Why, here in Shanghai, did we decide to make a group exhibition in which the artists all made their own independent shows? Before answering this question let us take a step back and look at what has happened elsewhere. The history of modern art presents us with about one hundred years of group-exhibitions, each introducing an innovative concept that encompasses the pursuits of its participating artists. What made these exhibitions so powerful was that by identifying a new common trend and building a platform for it, these exhibitions were able to create synergies among artists and offer the audience an experience where the combination of the shown artworks was greater than the sum of the individual works. However, when the art-world finally became disillusioned with the modernist belief in progress and idealism, and rang in the clean-sweep of postmodernism, artists gradually wandered from the high art values that still dominated the minds of art historians.
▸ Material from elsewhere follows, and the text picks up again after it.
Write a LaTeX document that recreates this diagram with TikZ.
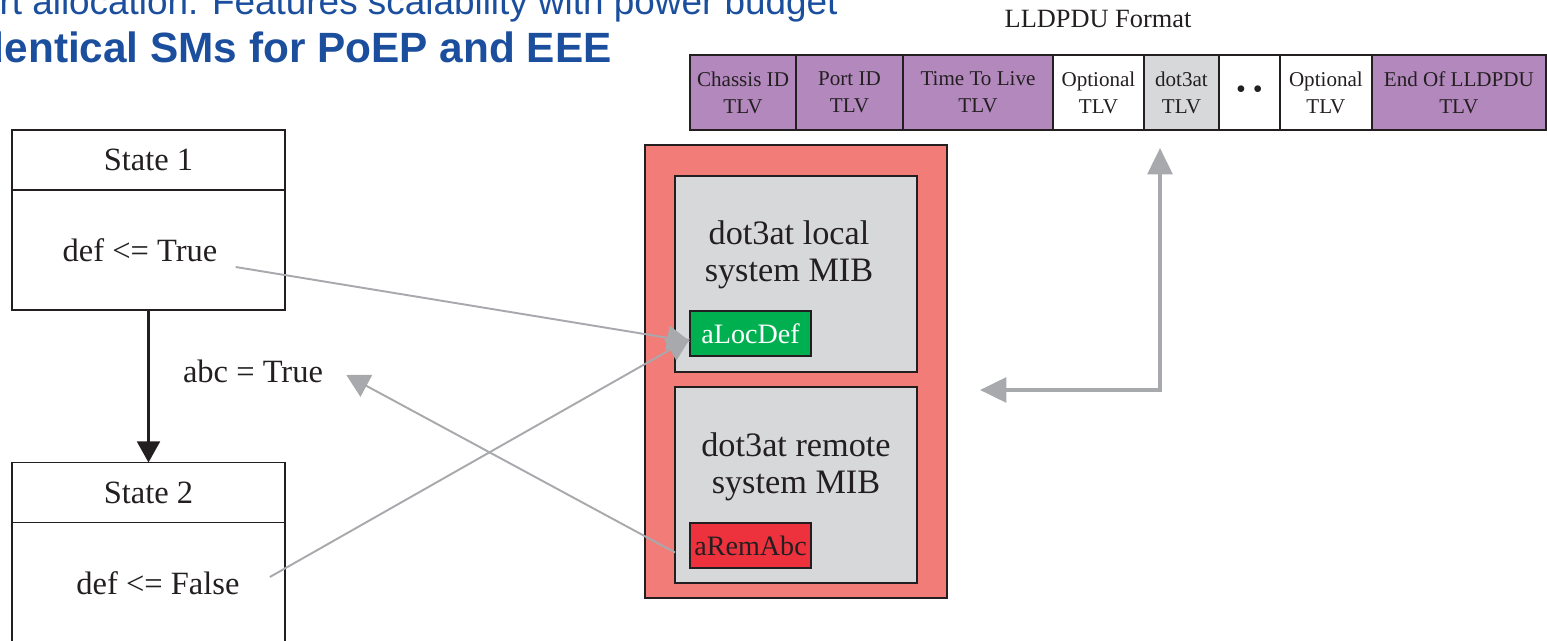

Artists since the 1980’s have not only abandoned commonly pursued high art goals and commonly agreed on values, they have also abandoned their commonness altogether. Each artist has become a movement of his or her own. All of a sudden it has become very difficult to identify valuable synergies between artworks. Their differences had long since outgrown their similarities. Despite this changing environment, most exhibitions continued to impose master-concepts in an attempt to generate a synergy, but these themes often rang like empty slogans. And where there were absolutely no content-orientated unifying themes available, geographical or formal subjects were being used.
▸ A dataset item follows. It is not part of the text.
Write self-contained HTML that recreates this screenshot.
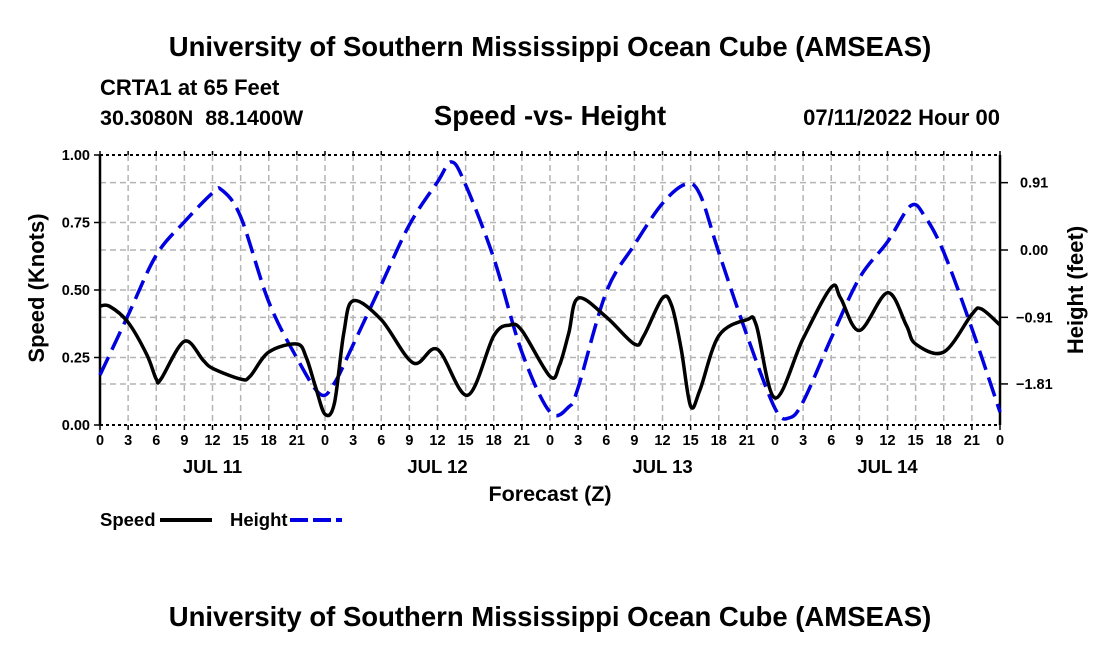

What about China then, and particularly Shanghai? Is the situation comparable? Let us look at Shanghai and its short history of artist-organized exhibitions. In 1998, a group of young artists opened the door to an independent contemporary art exhibition, Jin Yuan Road 310. At that time, making an exhibition in and of itself was enough to excite the art-world in Shanghai. Later in 1999, when this was no longer sufficient, the artists turned to theme-orientated exhibitions like Art For Sale. By making direct reference to a common experience–in this instance, life in Shanghai–it was still possible to create a synergy among artworks. However, when such subjects became constraining rather than unifying, exhibitions that followed retreated to a formal consensus to build the exhibition concept. Examples are Wu Shi Ren Fei, 1999, a photography-only exhibition; Twins, 2002, where each artist had to create a twin-pair of works; On-Paper, 1999, with paper being the imposed medium; Tao-yan, 2004, painting; and in 2004 62761232, at with the exhibition was literally delivered to the door-step of anyone who called the specified courier-service.
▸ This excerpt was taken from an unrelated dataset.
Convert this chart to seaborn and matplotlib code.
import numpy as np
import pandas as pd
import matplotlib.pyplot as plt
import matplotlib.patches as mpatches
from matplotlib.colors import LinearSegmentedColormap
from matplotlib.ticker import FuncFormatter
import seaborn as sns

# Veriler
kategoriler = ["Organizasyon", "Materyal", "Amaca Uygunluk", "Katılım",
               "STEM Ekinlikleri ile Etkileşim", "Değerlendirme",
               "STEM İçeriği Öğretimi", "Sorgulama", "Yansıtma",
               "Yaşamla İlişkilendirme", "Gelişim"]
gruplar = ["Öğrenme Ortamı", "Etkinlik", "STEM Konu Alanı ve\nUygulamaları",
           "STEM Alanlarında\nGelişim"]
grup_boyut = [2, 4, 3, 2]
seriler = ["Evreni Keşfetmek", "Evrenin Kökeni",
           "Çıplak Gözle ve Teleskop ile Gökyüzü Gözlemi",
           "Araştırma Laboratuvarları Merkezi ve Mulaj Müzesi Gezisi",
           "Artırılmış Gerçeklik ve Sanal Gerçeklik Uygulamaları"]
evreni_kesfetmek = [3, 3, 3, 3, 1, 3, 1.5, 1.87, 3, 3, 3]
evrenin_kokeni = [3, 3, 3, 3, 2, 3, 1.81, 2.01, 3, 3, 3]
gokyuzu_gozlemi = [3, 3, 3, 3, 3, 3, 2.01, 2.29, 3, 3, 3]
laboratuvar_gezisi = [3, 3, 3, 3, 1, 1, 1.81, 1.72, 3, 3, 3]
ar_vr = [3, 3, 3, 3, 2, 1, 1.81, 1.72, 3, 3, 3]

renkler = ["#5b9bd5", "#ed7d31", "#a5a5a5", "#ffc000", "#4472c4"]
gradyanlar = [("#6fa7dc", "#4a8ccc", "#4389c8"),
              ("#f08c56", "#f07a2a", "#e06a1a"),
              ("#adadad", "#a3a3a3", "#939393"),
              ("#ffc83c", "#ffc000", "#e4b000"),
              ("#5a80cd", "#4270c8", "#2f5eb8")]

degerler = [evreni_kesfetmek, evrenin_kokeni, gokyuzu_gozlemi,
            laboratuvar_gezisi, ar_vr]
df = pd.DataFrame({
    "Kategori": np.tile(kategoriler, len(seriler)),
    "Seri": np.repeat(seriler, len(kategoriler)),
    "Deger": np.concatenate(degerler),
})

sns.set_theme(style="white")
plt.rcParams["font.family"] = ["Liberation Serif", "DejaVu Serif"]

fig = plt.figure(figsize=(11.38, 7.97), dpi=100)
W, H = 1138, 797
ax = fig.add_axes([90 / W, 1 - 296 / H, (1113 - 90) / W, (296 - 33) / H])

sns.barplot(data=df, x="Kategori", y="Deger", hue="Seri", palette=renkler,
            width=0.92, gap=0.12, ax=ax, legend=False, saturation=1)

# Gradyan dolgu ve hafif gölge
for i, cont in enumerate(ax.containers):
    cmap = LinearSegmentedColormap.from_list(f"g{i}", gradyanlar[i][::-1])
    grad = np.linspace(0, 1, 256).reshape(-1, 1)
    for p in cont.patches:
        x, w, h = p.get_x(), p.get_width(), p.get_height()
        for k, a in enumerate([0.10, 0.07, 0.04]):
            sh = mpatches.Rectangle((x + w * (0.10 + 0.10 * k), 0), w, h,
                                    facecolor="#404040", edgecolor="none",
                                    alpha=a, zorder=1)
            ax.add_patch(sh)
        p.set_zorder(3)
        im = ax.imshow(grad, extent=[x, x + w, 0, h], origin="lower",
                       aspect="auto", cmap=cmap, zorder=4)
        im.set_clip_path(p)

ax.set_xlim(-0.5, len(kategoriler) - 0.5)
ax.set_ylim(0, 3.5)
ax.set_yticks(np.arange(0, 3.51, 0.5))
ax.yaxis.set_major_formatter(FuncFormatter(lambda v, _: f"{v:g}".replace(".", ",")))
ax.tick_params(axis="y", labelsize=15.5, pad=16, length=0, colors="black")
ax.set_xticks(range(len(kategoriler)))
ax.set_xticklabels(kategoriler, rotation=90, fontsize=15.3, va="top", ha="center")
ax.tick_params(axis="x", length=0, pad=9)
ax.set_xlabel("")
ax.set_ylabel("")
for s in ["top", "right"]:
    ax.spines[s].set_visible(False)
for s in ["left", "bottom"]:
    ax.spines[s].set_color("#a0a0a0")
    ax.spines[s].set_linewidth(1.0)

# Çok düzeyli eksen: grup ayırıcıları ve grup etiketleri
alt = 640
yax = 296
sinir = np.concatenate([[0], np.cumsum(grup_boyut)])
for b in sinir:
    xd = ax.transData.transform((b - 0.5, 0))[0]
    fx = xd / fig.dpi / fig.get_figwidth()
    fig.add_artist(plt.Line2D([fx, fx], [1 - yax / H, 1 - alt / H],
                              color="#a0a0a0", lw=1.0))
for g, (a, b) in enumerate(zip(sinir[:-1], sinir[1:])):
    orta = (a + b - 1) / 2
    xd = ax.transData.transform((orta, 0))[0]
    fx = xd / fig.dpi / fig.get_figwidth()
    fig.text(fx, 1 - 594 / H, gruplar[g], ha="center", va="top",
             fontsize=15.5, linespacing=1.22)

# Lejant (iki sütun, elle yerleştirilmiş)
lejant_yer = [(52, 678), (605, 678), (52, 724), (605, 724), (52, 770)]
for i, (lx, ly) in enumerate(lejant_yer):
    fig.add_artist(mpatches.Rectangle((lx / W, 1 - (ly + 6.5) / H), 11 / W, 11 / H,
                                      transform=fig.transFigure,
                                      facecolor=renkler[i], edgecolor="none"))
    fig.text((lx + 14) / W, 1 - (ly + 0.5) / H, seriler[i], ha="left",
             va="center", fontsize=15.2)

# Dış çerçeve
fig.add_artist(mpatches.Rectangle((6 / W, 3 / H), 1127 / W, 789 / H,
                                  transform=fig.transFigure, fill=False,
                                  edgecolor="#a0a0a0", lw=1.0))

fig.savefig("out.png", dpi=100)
On other occasions, when confronted with the obvious lack of any striking synergy, a new attitude developed. In this vein, attention was no longer paid to the relationship among the artworks. Restrictions were no longer imposed on the subject or form of the artworks. Obviously this evolution didn’t happen according to any scripted plan, but simply occurred according to what was being felt in that moment. Useful Life, 2000, serves as an example, it was an exhibition with no real theme, just artworks. That same year, Young Artists, is another example; every artist was given the freedom to do what they wanted, with the only constraint being that the work shouldn’t look like their typical style. After One-by-One, a long term series of solo-shows, individual artists were finally being given the room to build and conceive his or her artwork according to their own perceptions and desires. But then of course, One-by-One was not a group show. While the necessity for change was felt, the problem of how to make a group show had still not been conceptualized.

Before conceiving Solo Exhibition, we went through a long period of conceptual research, trying to revive the flame of exhibitions that were held together by a strong and commonly felt concept. The first proposition was The Last Exhibition, where each artist would make his last artwork. Later China was proposed, a concept that played with the sensitive subject of cultural identity and affiliation. Heated discussions were held, artist lists were established, spaces were researched, and money raising was debated. Yet in the end the balloon just didn’t take off. It always felt like the air was leaking out, just as it was about to blow away. Something was fundamentally wrong. The question arose, what if there is no flame to revive? What if there no longer was a commonly recognized issue that could create this synergy among artists.

If the objective still is to make a group show a stimulating experience, then how? We eventually ended up considering that the thing in common, the thing we had been so desperatley looking for, the synergy that links together all artworks in a potential Shanghai group-exhibition, was exactly the absence of all commonness. The thing we have in common is that we have nothing in common. Shanghai exemplifies the urban planning catastrophe, a place where kitsch and high-culture coexist, where masses operate according to a value system in constant flux. These singularities, while being afflicted with negative connotations, emerge as a spring to energetic, constraint-less innovation. The artists celebrate total individualism, and independence from a prescribed value-system. They don’t care about the classic past. They don’t care about displaying western expectations. They don’t care about art-history. They don’t care about anything, but what it is they want to do.

The art-world has dumped its value references, and so has China. There are no longer any collectively shared values and binding truths. Solo Exhibition is conceptualizing the antithesis to a group exhibition. It is the logical milestone, that naturally responds to what is commonly felt among artists here. This exhibition will not ask the artists to perform the ritual adaptation of their work to a master-concept, but rather challenge the artists to pronounce themselves independently. There will be no limiting framework and at the same time no supporting framework either. The participating artists are solely responsible for the organization of their space: they themselves select the title of their exhibition, create their own catalogue, decide the design of their own invitation and are individually representing their exhibition in front of the media.

To create a clear architectural distinction between each solo show, the floor space in between is raised to half a meter. The audience will walk on a bridged level and descend into each of the spaces to see exhibitions that have nothing to do with one another. The whole will be just as heterogenous as we are. After leaving this celebration of egocentric individualism, we could ask what is this, “I only care about what I want” attitude, all about. Is it a benediction, a threat to society? A future trend or a temporary fashion? Of course there will be no answer–only speculation. But one thing is for sure: it is here and now.